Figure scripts
——————

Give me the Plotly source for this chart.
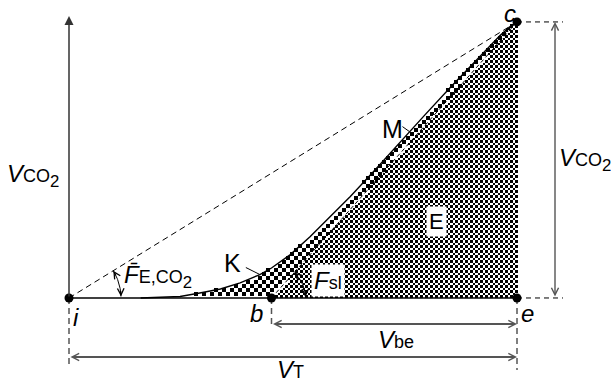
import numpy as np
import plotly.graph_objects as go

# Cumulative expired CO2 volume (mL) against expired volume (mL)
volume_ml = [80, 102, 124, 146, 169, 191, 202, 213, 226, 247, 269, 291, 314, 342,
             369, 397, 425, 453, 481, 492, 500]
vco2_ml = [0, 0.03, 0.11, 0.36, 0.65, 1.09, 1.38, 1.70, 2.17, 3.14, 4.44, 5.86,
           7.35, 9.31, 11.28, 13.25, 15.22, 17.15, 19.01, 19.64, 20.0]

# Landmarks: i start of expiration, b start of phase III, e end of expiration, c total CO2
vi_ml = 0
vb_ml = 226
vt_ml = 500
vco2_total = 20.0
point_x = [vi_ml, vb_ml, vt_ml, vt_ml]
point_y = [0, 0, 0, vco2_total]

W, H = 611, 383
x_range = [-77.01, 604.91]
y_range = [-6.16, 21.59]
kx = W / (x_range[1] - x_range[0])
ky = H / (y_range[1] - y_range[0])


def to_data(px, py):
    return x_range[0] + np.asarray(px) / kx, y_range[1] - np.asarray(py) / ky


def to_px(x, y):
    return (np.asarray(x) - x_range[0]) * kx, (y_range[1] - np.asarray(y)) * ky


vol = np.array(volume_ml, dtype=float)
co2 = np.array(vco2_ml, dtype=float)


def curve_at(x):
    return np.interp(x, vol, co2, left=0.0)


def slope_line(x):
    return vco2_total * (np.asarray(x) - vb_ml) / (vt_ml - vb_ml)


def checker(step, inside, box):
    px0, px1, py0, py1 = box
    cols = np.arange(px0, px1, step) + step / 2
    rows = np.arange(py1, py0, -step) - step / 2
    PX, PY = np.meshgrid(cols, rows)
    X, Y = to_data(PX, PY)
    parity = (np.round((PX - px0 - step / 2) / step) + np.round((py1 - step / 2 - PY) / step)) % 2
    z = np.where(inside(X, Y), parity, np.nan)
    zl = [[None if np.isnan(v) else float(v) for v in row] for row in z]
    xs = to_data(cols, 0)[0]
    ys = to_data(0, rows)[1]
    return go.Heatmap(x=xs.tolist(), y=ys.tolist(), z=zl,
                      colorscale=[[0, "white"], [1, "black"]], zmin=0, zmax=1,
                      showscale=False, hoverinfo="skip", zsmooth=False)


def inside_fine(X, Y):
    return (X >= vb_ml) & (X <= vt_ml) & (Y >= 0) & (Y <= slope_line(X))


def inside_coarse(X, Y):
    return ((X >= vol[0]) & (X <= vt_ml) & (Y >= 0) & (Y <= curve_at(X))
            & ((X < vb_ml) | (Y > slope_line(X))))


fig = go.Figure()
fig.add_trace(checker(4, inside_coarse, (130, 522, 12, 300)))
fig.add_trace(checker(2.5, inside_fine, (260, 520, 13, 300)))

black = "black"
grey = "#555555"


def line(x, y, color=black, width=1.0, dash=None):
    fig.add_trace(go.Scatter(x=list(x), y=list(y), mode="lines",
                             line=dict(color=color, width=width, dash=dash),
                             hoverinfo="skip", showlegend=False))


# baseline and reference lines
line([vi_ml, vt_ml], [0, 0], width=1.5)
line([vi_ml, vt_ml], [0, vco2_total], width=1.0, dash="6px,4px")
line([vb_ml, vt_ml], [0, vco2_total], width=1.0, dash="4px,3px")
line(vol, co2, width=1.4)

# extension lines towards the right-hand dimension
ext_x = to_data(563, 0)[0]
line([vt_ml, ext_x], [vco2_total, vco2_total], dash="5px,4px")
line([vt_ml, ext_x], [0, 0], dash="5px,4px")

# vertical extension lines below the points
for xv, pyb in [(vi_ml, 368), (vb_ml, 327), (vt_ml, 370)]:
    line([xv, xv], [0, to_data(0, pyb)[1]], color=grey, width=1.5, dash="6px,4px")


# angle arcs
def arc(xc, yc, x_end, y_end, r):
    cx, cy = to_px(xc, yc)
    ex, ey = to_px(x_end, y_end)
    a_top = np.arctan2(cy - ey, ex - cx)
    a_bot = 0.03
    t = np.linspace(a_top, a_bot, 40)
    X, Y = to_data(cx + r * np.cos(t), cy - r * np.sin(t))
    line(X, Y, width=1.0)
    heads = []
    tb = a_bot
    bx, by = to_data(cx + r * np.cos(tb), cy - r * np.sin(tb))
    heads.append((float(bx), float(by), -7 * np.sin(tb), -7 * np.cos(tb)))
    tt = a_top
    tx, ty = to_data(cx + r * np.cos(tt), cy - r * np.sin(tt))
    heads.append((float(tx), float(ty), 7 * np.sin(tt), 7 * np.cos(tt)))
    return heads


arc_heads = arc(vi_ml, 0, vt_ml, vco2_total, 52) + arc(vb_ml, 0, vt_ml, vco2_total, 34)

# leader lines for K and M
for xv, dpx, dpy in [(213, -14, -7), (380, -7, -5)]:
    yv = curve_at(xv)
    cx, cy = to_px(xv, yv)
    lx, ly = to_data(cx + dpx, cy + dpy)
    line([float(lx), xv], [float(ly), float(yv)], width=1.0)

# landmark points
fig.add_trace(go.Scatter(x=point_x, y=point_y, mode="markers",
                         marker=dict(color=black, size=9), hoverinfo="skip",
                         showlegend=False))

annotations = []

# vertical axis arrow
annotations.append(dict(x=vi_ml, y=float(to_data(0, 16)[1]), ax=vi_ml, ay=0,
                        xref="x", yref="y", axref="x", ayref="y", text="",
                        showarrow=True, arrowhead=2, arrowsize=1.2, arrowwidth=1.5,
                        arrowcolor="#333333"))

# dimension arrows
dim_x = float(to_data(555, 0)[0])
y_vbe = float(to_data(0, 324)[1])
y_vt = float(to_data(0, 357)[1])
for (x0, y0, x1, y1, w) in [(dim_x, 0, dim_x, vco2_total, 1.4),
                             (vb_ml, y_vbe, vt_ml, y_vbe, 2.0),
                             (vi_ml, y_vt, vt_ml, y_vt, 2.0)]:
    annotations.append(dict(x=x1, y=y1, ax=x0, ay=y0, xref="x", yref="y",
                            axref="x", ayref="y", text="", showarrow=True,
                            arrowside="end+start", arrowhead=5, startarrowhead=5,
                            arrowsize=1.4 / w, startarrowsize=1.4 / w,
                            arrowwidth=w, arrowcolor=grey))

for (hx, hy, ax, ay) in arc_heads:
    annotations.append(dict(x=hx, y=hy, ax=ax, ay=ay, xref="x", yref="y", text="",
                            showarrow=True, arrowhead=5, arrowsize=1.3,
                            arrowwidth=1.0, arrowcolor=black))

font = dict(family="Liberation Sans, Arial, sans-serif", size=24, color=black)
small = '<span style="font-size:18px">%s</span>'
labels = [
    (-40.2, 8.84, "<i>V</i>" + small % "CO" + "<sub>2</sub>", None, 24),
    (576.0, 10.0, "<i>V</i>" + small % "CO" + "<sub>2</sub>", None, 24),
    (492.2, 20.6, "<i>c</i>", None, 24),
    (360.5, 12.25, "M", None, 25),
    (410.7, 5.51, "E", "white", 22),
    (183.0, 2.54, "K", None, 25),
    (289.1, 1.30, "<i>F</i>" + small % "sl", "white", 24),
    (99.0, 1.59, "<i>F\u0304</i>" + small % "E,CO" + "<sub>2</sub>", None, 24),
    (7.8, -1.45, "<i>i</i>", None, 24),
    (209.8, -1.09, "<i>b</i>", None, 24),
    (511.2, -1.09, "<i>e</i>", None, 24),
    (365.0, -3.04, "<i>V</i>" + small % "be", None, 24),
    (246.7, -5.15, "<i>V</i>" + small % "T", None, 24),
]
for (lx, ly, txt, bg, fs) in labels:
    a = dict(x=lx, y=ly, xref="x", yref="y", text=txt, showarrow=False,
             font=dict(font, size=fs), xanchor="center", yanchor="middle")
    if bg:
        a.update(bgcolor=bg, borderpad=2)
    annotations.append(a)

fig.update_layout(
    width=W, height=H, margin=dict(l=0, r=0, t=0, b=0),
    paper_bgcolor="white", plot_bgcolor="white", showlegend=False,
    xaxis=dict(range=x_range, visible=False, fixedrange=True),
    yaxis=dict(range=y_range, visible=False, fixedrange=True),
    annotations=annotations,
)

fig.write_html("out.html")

——————

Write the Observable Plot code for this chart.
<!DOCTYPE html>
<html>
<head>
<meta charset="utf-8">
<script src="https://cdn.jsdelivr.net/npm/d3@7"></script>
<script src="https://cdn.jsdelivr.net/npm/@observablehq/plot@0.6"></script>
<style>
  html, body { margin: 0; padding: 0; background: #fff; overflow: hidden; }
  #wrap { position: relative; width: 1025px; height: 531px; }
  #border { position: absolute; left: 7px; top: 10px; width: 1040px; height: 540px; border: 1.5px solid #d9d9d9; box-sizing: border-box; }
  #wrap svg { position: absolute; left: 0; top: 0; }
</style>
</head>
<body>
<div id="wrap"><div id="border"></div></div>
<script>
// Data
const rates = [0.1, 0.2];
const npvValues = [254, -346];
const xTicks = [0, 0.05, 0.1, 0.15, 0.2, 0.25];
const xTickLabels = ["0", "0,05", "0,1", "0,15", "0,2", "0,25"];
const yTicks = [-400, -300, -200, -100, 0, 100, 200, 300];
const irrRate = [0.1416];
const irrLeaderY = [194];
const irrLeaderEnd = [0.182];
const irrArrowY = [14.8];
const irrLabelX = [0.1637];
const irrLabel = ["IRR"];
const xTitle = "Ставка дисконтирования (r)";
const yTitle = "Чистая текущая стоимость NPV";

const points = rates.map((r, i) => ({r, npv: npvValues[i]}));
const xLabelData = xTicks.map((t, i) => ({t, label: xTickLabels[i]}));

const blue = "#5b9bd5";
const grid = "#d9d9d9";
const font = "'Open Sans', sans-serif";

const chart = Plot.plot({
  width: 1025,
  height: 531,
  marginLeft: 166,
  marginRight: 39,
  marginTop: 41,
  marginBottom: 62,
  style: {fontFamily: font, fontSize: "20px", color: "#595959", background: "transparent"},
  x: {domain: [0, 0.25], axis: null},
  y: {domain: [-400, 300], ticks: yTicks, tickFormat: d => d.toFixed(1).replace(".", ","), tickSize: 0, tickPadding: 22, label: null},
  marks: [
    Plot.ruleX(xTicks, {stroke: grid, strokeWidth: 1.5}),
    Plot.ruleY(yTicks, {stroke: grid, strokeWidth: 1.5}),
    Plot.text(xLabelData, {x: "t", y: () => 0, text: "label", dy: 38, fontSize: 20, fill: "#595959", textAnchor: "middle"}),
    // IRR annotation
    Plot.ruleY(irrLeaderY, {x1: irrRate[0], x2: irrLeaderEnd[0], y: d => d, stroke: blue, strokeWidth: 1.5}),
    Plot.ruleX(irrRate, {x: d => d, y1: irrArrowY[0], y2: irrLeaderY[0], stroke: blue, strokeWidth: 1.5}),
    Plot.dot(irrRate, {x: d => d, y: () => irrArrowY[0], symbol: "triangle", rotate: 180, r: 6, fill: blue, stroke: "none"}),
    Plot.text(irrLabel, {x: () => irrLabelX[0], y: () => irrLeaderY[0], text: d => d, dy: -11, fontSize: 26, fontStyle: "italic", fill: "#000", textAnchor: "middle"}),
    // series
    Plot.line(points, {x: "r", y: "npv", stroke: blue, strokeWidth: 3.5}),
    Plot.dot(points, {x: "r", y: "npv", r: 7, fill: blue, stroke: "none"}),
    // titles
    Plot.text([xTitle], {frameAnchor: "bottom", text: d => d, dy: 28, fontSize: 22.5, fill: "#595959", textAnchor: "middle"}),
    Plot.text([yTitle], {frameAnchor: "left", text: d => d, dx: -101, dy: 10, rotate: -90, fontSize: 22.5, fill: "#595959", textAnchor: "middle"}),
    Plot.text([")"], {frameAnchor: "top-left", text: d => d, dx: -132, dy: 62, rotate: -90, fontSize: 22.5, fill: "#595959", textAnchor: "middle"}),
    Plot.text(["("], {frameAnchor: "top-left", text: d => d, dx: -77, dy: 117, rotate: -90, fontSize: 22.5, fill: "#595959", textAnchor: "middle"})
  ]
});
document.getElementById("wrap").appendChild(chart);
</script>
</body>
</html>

——————

• WRITTEN INSTRUCTION: Using the entries above, write out exactly the lines from the one with "Give me the Plotly source for this chart." through the one with "point_y = [0, 0, 0, vco2_total]", ends included. Leave out any pictures.

• RESPONSE:
Give me the Plotly source for this chart.
import numpy as np
import plotly.graph_objects as go

# Cumulative expired CO2 volume (mL) against expired volume (mL)
volume_ml = [80, 102, 124, 146, 169, 191, 202, 213, 226, 247, 269, 291, 314, 342,
             369, 397, 425, 453, 481, 492, 500]
vco2_ml = [0, 0.03, 0.11, 0.36, 0.65, 1.09, 1.38, 1.70, 2.17, 3.14, 4.44, 5.86,
           7.35, 9.31, 11.28, 13.25, 15.22, 17.15, 19.01, 19.64, 20.0]

# Landmarks: i start of expiration, b start of phase III, e end of expiration, c total CO2
vi_ml = 0
vb_ml = 226
vt_ml = 500
vco2_total = 20.0
point_x = [vi_ml, vb_ml, vt_ml, vt_ml]
point_y = [0, 0, 0, vco2_total]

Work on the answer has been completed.